# OBJECTIVE:
Transcribe every line, keeping it exact.

# MATERIAL:
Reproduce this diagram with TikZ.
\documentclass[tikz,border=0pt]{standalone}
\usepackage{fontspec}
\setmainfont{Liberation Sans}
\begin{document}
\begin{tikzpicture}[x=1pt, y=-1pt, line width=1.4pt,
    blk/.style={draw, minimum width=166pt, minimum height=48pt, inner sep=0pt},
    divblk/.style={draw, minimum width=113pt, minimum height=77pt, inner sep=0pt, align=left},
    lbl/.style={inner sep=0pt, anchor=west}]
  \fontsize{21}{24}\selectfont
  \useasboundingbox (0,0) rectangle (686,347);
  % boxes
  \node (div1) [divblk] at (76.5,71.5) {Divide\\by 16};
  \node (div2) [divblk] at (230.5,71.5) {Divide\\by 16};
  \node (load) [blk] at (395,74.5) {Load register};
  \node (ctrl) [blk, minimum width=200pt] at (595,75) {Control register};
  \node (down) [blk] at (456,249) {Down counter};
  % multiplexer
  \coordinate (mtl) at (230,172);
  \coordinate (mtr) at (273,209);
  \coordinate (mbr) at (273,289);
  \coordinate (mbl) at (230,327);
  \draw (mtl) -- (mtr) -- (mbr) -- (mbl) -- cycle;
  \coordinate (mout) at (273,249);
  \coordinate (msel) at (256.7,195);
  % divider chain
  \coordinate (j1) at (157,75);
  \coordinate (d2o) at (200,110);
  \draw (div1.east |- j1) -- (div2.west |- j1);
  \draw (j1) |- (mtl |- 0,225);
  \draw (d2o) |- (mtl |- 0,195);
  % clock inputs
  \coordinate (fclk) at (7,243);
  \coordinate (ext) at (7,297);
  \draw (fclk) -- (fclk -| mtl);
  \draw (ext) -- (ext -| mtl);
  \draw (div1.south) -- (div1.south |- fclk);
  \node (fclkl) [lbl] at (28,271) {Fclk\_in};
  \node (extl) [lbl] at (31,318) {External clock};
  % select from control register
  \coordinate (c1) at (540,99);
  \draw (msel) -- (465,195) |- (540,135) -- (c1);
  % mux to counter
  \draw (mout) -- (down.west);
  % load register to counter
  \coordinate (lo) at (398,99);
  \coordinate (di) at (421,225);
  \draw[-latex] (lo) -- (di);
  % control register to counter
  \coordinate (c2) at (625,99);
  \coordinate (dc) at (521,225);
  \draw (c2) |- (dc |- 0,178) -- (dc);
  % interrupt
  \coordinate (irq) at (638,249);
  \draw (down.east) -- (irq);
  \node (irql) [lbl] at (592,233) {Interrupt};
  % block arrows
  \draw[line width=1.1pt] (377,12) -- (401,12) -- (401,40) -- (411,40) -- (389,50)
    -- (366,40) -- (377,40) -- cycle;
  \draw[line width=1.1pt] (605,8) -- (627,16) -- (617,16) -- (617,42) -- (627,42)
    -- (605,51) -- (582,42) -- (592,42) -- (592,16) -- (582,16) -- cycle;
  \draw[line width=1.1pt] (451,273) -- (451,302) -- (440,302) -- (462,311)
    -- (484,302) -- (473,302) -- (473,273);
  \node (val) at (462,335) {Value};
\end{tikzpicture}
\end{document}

# RESULT OF THE EXERCISE:
Reproduce this diagram with TikZ.
\documentclass[tikz,border=0pt]{standalone}
\usepackage{fontspec}
\setmainfont{Liberation Sans}
\begin{document}
\begin{tikzpicture}[x=1pt, y=-1pt, line width=1.4pt,
    blk/.style={draw, minimum width=166pt, minimum height=48pt, inner sep=0pt},
    divblk/.style={draw, minimum width=113pt, minimum height=77pt, inner sep=0pt, align=left},
    lbl/.style={inner sep=0pt, anchor=west}]
  \fontsize{21}{24}\selectfont
  \useasboundingbox (0,0) rectangle (686,347);
  % boxes
  \node (div1) [divblk] at (76.5,71.5) {Divide\\by 16};
  \node (div2) [divblk] at (230.5,71.5) {Divide\\by 16};
  \node (load) [blk] at (395,74.5) {Load register};
  \node (ctrl) [blk, minimum width=200pt] at (595,75) {Control register};
  \node (down) [blk] at (456,249) {Down counter};
  % multiplexer
  \coordinate (mtl) at (230,172);
  \coordinate (mtr) at (273,209);
  \coordinate (mbr) at (273,289);
  \coordinate (mbl) at (230,327);
  \draw (mtl) -- (mtr) -- (mbr) -- (mbl) -- cycle;
  \coordinate (mout) at (273,249);
  \coordinate (msel) at (256.7,195);
  % divider chain
  \coordinate (j1) at (157,75);
  \coordinate (d2o) at (200,110);
  \draw (div1.east |- j1) -- (div2.west |- j1);
  \draw (j1) |- (mtl |- 0,225);
  \draw (d2o) |- (mtl |- 0,195);
  % clock inputs
  \coordinate (fclk) at (7,243);
  \coordinate (ext) at (7,297);
  \draw (fclk) -- (fclk -| mtl);
  \draw (ext) -- (ext -| mtl);
  \draw (div1.south) -- (div1.south |- fclk);
  \node (fclkl) [lbl] at (28,271) {Fclk\_in};
  \node (extl) [lbl] at (31,318) {External clock};
  % select from control register
  \coordinate (c1) at (540,99);
  \draw (msel) -- (465,195) |- (540,135) -- (c1);
  % mux to counter
  \draw (mout) -- (down.west);
  % load register to counter
  \coordinate (lo) at (398,99);
  \coordinate (di) at (421,225);
  \draw[-latex] (lo) -- (di);
  % control register to counter
  \coordinate (c2) at (625,99);
  \coordinate (dc) at (521,225);
  \draw (c2) |- (dc |- 0,178) -- (dc);
  % interrupt
  \coordinate (irq) at (638,249);
  \draw (down.east) -- (irq);
  \node (irql) [lbl] at (592,233) {Interrupt};
  % block arrows
  \draw[line width=1.1pt] (377,12) -- (401,12) -- (401,40) -- (411,40) -- (389,50)
    -- (366,40) -- (377,40) -- cycle;
  \draw[line width=1.1pt] (605,8) -- (627,16) -- (617,16) -- (617,42) -- (627,42)
    -- (605,51) -- (582,42) -- (592,42) -- (592,16) -- (582,16) -- cycle;
  \draw[line width=1.1pt] (451,273) -- (451,302) -- (440,302) -- (462,311)
    -- (484,302) -- (473,302) -- (473,273);
  \node (val) at (462,335) {Value};
\end{tikzpicture}
\end{document}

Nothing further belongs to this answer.